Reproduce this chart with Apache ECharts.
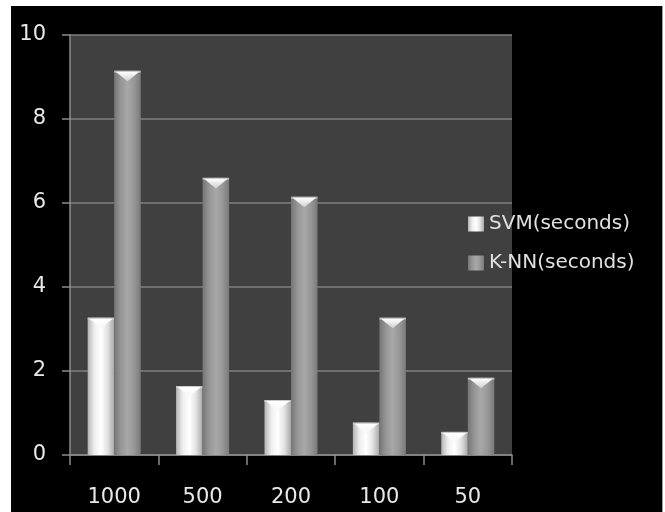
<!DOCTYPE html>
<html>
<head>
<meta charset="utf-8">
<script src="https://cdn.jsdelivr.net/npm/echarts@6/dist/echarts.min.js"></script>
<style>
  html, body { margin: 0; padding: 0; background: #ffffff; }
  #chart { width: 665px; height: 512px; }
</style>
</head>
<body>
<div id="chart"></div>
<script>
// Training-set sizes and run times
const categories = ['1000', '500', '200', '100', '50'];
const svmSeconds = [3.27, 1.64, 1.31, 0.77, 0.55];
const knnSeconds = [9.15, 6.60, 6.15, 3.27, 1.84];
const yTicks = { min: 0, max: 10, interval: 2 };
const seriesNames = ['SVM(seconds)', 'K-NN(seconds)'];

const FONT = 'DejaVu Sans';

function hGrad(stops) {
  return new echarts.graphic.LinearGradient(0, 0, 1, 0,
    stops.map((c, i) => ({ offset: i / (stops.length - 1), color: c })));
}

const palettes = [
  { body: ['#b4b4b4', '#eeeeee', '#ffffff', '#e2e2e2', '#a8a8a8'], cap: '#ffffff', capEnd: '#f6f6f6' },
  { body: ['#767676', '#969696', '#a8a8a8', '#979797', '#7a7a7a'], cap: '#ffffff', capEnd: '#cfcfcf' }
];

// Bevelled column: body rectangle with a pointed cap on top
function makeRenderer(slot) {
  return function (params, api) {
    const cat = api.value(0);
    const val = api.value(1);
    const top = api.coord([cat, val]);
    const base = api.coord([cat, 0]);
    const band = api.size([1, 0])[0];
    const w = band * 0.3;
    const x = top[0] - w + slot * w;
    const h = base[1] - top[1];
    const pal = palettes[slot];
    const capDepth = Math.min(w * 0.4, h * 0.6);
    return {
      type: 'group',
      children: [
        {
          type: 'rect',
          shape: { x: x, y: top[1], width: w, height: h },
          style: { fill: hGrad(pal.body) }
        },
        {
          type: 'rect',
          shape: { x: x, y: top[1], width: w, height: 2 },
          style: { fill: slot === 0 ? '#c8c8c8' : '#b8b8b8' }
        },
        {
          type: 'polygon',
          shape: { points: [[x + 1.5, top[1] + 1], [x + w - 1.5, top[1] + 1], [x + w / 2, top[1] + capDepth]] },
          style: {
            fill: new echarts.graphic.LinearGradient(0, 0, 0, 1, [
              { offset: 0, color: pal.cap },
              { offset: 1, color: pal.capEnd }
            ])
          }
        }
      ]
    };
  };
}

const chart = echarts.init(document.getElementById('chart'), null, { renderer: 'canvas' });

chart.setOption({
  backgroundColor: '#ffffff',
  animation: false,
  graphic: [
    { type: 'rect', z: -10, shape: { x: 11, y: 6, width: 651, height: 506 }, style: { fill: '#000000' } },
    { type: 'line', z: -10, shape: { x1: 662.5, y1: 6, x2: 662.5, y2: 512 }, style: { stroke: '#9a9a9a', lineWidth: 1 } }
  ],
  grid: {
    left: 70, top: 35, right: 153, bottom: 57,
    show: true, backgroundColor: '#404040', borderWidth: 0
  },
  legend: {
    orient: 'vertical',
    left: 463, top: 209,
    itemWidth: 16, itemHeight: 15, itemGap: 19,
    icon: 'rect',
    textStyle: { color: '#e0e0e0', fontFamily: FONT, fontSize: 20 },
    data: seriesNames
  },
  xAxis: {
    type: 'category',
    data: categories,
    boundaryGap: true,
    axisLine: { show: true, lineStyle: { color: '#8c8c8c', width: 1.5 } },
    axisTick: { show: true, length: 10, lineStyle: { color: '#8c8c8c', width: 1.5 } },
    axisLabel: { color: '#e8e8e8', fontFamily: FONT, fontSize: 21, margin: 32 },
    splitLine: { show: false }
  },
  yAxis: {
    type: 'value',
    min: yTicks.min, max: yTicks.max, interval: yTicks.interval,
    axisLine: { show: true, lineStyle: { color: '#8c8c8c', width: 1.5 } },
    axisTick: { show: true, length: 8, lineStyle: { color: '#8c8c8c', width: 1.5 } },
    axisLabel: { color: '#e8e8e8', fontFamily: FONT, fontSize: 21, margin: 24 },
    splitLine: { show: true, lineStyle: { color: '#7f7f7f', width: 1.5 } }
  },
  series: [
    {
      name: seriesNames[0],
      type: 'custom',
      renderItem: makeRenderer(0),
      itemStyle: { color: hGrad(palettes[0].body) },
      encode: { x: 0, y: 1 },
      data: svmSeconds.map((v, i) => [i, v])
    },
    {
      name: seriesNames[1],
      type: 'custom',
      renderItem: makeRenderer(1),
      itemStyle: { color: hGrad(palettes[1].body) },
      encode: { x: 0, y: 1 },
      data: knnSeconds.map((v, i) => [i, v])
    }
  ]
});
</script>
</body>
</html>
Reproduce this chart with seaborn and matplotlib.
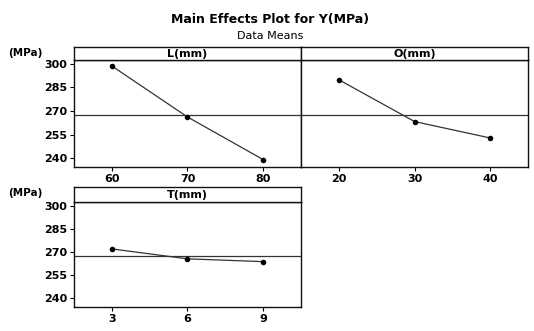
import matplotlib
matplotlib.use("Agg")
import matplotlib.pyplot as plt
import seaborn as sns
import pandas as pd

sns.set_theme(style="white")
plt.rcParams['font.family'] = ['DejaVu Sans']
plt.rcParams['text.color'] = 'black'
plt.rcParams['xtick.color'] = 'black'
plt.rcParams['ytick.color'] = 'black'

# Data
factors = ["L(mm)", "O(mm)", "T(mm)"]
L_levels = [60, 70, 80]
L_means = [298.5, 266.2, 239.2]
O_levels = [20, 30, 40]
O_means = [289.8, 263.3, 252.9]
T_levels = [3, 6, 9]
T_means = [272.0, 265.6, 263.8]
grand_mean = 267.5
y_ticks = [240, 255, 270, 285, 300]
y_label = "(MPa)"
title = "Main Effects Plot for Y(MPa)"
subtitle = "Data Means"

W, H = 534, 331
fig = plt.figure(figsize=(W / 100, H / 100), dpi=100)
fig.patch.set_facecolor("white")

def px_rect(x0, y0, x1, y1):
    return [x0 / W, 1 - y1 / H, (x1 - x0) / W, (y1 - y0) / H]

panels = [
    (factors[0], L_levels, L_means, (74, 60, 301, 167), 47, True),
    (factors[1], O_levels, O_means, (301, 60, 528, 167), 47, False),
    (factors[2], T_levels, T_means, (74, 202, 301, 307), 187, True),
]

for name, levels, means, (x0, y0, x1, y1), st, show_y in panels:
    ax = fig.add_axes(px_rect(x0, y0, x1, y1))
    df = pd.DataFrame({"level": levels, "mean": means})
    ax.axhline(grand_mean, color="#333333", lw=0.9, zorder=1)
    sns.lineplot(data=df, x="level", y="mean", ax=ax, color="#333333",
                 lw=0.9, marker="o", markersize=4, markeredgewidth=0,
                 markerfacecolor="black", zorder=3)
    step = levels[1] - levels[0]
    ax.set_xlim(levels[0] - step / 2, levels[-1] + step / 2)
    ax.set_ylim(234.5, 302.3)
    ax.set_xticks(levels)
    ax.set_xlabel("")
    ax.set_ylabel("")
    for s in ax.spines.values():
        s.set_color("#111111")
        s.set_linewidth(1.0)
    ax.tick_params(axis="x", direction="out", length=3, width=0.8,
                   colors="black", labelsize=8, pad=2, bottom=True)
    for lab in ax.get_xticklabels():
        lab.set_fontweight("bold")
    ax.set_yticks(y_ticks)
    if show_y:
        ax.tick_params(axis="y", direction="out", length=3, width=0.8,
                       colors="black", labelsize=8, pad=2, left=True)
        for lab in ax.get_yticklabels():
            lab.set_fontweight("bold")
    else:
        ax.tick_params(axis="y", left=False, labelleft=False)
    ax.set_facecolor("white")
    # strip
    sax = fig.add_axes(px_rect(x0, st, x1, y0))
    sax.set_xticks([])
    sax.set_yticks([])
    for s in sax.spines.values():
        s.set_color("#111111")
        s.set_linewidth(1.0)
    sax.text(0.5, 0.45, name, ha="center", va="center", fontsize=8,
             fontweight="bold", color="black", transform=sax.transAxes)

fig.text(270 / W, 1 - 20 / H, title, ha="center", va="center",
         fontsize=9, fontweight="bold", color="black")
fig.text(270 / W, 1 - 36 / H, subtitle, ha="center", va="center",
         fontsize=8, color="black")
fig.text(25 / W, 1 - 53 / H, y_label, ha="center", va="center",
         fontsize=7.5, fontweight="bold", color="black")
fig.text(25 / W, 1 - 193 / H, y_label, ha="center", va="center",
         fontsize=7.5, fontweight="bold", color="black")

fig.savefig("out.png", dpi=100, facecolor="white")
+++
**Prompt:**
Restate word for word the lines that begin at the one with "Reproduce this chart with seaborn" and end at the one with "plt.rcParams['ytick.color'] = 'black'", including both, and leave every picture aside.

**Response to this exercise:**
Reproduce this chart with seaborn and matplotlib.
import matplotlib
matplotlib.use("Agg")
import matplotlib.pyplot as plt
import seaborn as sns
import pandas as pd

sns.set_theme(style="white")
plt.rcParams['font.family'] = ['DejaVu Sans']
plt.rcParams['text.color'] = 'black'
plt.rcParams['xtick.color'] = 'black'
plt.rcParams['ytick.color'] = 'black'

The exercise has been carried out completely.